A different shade of macaron (recipe)

Macaroons with Tomato and Olive Ganache


Adapted from Larousse Gastronomique


Makes about 25 macarons


Equipment you might not have hanging out in your kitchen:


Pastry bag


#8 (3/8-inch opening) and #10 (1/4-inch opening) pastry tips


Parchment paper


Candy thermometer


For the cookies:


8 ounces granulated sugar


3 1/2 ounces water


5 egg whites beaten to stiff peaks


2 egg whites


8 ounces ground almonds


1 ounce confectioners sugar


Optional: food coloring


For the ganache:


2 1/4 cups whipping cream


3.5 ounces inverted sugar syrup


1 3/4 pounds (28 ounces) chocolate, chopped (or "almond bark" chocolate found in baking aisle)


5 ounces black olives, pureed


5 ounces sun dried tomatoes, pureed


1. Preheat your oven to 275°F. Combine the granulated sugar and water into a pan and bring to a boil.


2. Using your candy thermometer, meticulously monitor the temperature of this mixture and pull it off the heat as soon as it reaches 241°F (you’ve got until 244°F until it’s too hard, so be careful!). Immediately pour this boiling lava liquid onto the 5 egg whites you’ve beaten stiffly. Continue to gleefully whisk the two together until the mixture is thoroughly cold.


4. In a separate bowl, mix the ground almonds, confectioner’s sugar and remaining 2 egg whites until you have a smooth, even paste in your bowl.

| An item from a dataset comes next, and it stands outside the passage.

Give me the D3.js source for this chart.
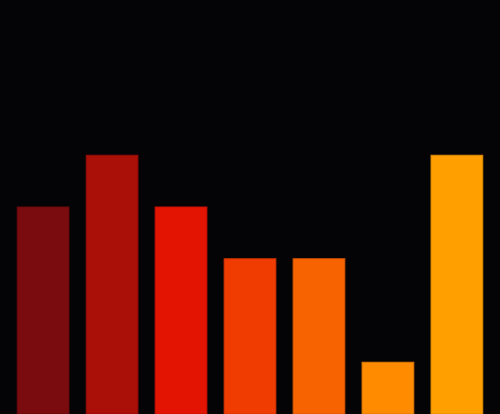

Add the food coloring at this point if using.


5. Take this batter and carefully fill your pastry bag fitted with the no.10 nozzle. Pipe into silver dollar size discs on a sheet of parchment paper. Let these guys hang out, uncovered for 45 minutes in order to let the surface dry out and form a delicate crust. Now they’re ready for your toasty oven, where they need to bake for 12 to 15 minutes. When done, remove from your oven and let them cool. Now, make the ganache!


6. Bring the cream and syrup to a boil and immediately remove from heat.

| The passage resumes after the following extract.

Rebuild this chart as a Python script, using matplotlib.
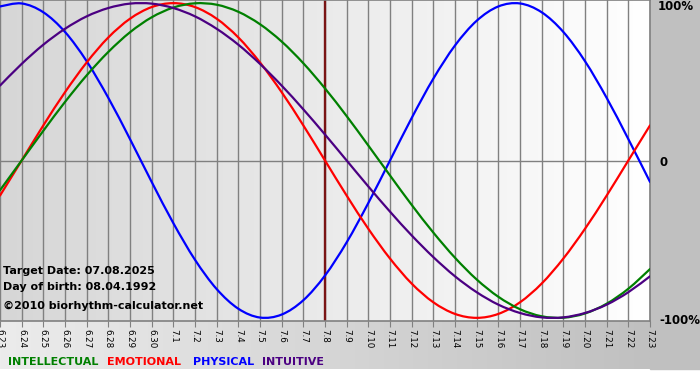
import numpy as np
import matplotlib
matplotlib.use("Agg")
import matplotlib.pyplot as plt
from matplotlib.colors import LinearSegmentedColormap
from matplotlib.path import Path
from matplotlib.patches import PathPatch

# ---- data ----
dates = ["6.23", "6.24", "6.25", "6.26", "6.27", "6.28", "6.29", "6.30",
         "7.1", "7.2", "7.3", "7.4", "7.5", "7.6", "7.7", "7.8", "7.9",
         "7.10", "7.11", "7.12", "7.13", "7.14", "7.15", "7.16", "7.17",
         "7.18", "7.19", "7.20", "7.21", "7.22", "7.23"]
target_label = "7.8"

physical = [0.979, 0.998, 0.942, 0.817, 0.631, 0.398, 0.136, -0.136, -0.398,
            -0.631, -0.817, -0.942, -0.998, -0.979, -0.888, -0.731, -0.520,
            -0.270, 0.000, 0.270, 0.520, 0.731, 0.888, 0.979, 0.998, 0.942,
            0.817, 0.631, 0.398, 0.136, -0.136]
emotional = [-0.223, 0.000, 0.223, 0.434, 0.623, 0.782, 0.901, 0.975, 1.000,
             0.975, 0.901, 0.782, 0.623, 0.434, 0.223, 0.000, -0.223, -0.434,
             -0.623, -0.782, -0.901, -0.975, -1.000, -0.975, -0.901, -0.782,
             -0.623, -0.434, -0.223, 0.000, 0.223]
intellectual = [-0.189, 0.000, 0.189, 0.372, 0.541, 0.690, 0.815, 0.910, 0.972,
                0.999, 0.990, 0.945, 0.866, 0.756, 0.618, 0.458, 0.282, 0.095,
                -0.095, -0.282, -0.458, -0.618, -0.756, -0.866, -0.945, -0.990,
                -0.999, -0.972, -0.910, -0.815, -0.690]
intuitive = [0.476, 0.614, 0.736, 0.837, 0.916, 0.969, 0.997, 0.997, 0.969,
             0.916, 0.837, 0.736, 0.614, 0.476, 0.325, 0.165, 0.000, -0.165,
             -0.325, -0.476, -0.614, -0.736, -0.837, -0.916, -0.969, -0.997,
             -0.997, -0.969, -0.916, -0.837, -0.736]

series_names = ["INTELLECTUAL", "EMOTIONAL", "PHYSICAL", "INTUITIVE"]
series_colors = ["#008000", "#ff0000", "#0000ff", "#4b0082"]
y_labels = ["100%", "0", "-100%"]
info_lines = ["Target Date: 07.08.2025", "Day of birth: 08.04.1992",
              "\u00a92010 biorhythm-calculator.net"]

# ---- figure ----
W, H = 700, 380
fig = plt.figure(figsize=(W / 100, H / 100), dpi=100)
fig.patch.set_facecolor("white")

def px(x, y):
    return x / W, 1 - y / H

# background axes (whole figure)
bg = fig.add_axes([0, 0, 1, 1])
bg.set_xlim(0, W)
bg.set_ylim(H, 0)
bg.axis("off")
bg.add_patch(plt.Rectangle((650, 0), 50, 369, color="#c0c0c0", zorder=0))
grad = np.linspace(0, 1, 256).reshape(1, -1)
cm_bottom = LinearSegmentedColormap.from_list("b", ["#ececec", "#c0c0c0"])
bg.imshow(grad, cmap=cm_bottom, extent=(0, 650, 369, 321), aspect="auto", zorder=0)

# main axes
ax = fig.add_axes([0, 1 - 321 / H, 650 / W, 321 / H])
ax.set_facecolor("none")
x = np.arange(len(dates))
ax.set_xlim(0, len(dates) - 1)
ylim = 1.02
ax.set_ylim(-ylim, ylim)

cm_plot = LinearSegmentedColormap.from_list("p", ["#d6d6d6", "#ffffff"])
ax.imshow(grad, cmap=cm_plot, extent=(0, len(dates) - 1, -ylim, ylim),
          aspect="auto", zorder=0)

for xi in x:
    ax.axvline(xi, color="#808080", lw=1.0, zorder=1)
ax.axhline(0, color="#808080", lw=1.0, zorder=1)
ax.axvline(dates.index(target_label), color="#7a1414", lw=1.7, zorder=2)


def smooth_line(ax, xs, ys, color):
    """Draw a smoothed (Catmull-Rom as cubic Bezier) line through the points."""
    pts = np.column_stack([xs, ys]).astype(float)
    ext = np.vstack([pts[0], pts, pts[-1]])
    verts = [tuple(pts[0])]
    codes = [Path.MOVETO]
    for i in range(len(pts) - 1):
        p0, p1, p2, p3 = ext[i], ext[i + 1], ext[i + 2], ext[i + 3]
        c1 = p1 + (p2 - p0) / 6.0
        c2 = p2 - (p3 - p1) / 6.0
        verts += [tuple(c1), tuple(c2), tuple(p2)]
        codes += [Path.CURVE4] * 3
    patch = PathPatch(Path(verts, codes), fill=False, edgecolor=color,
                      lw=1.6, zorder=3, transform=ax.transData,
                      capstyle="round", joinstyle="round")
    ax.add_patch(patch)


for vals, col in zip([physical, emotional, intellectual, intuitive],
                     [series_colors[2], series_colors[1], series_colors[0], series_colors[3]]):
    smooth_line(ax, x, vals, col)

ax.spines["left"].set_visible(False)
for s in ["top", "right", "bottom"]:
    ax.spines[s].set_color("#808080")
    ax.spines[s].set_linewidth(1.2)
ax.set_yticks([])
ax.set_xticks(x)
ax.set_xticklabels(dates, rotation=-90, fontsize=6.3, family="DejaVu Sans")
ax.tick_params(axis="x", direction="out", length=4, color="#808080", pad=1.5)

# right labels
for lab, yy, xx in zip(y_labels, [7, 162, 321], [658, 659, 659]):
    fig.text(*px(xx, yy), lab, fontsize=8.5, fontweight="bold",
             va="center", ha="left", color="black")

# info text
for lab, yy in zip(info_lines, [271, 287, 306]):
    fig.text(*px(3, yy), lab, fontsize=8, fontweight="bold",
             va="center", ha="left", color="black")

# legend
for lab, col, xx in zip(series_names, series_colors, [8, 107, 193, 262]):
    fig.text(*px(xx, 362), lab, fontsize=8, fontweight="bold",
             va="center", ha="left", color=col)

fig.savefig("out.png", dpi=100)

7. Add the couverture chocolate and stir with a wooden spoon until it is thoroughly incorporated and is a smooth ganache. Strain the excess oil from the purees and combine with the ganache.


8. Pipe ganache onto one macaron using the no. 8 nozzle and top with another macaron. Let them cool so the ganache will harden a bit before enjoying.


Image: Claudia Dunitz via Wikimedia Commons.

When I was growing up, my mom always went crazy when baking cookies for the holidays. She baked the same ones every year, and it was something my sister and I always looked forward to. The exception: her macaroons. My sister and I complained so much that she finally stopped making them. These pastry nightmares were the size of a bloated golf ball and the edges of the coconut that made up 90% of its ingredients were browned, just shy of being burned. Sometimes she would top the mess with a maraschino cherry slice. I really do like coconut, and I truly love my mother, but these were just offensive.

Fast forward to the present where I have just opened a fresh box of Paulette macarons. Like magically puffy, pastel shaded Oreos, these classic French wonders melt in my mouth. Paulette bakery ships their fresh treats daily from Beverly Hills, but the origin of the recipe is heavily debated. According to the Larousse Gastronomique encyclopedia of gastronomy, Renaissance era Italy can claim creative rights to the macaron, however, some insist that a recipe from an 8th century monastery is the original. Regardless, macarons are the same no matter which country you’re in (except for in my mother’s kitchen). The basic recipe for macarons includes almonds, sugar and egg whites, modern adaptations include flavorings like coffee, pistachio, and cassis. My mother’s infamous macaroons are a variation of the original recipe (no matter how far they strayed from the classic) and coconut macaroons continue to plague most American memory banks. The colorful, almond-based macarons are an entirely different pleasure.

If you’re like me (a complete klutz in the pastry kitchen), you can order Paulette’s decadent treats online, or head to Sarasota and feast at Le Macaron. If, however, you’re adventurous and up to the task, arm yourself with a pastry bag and get to work!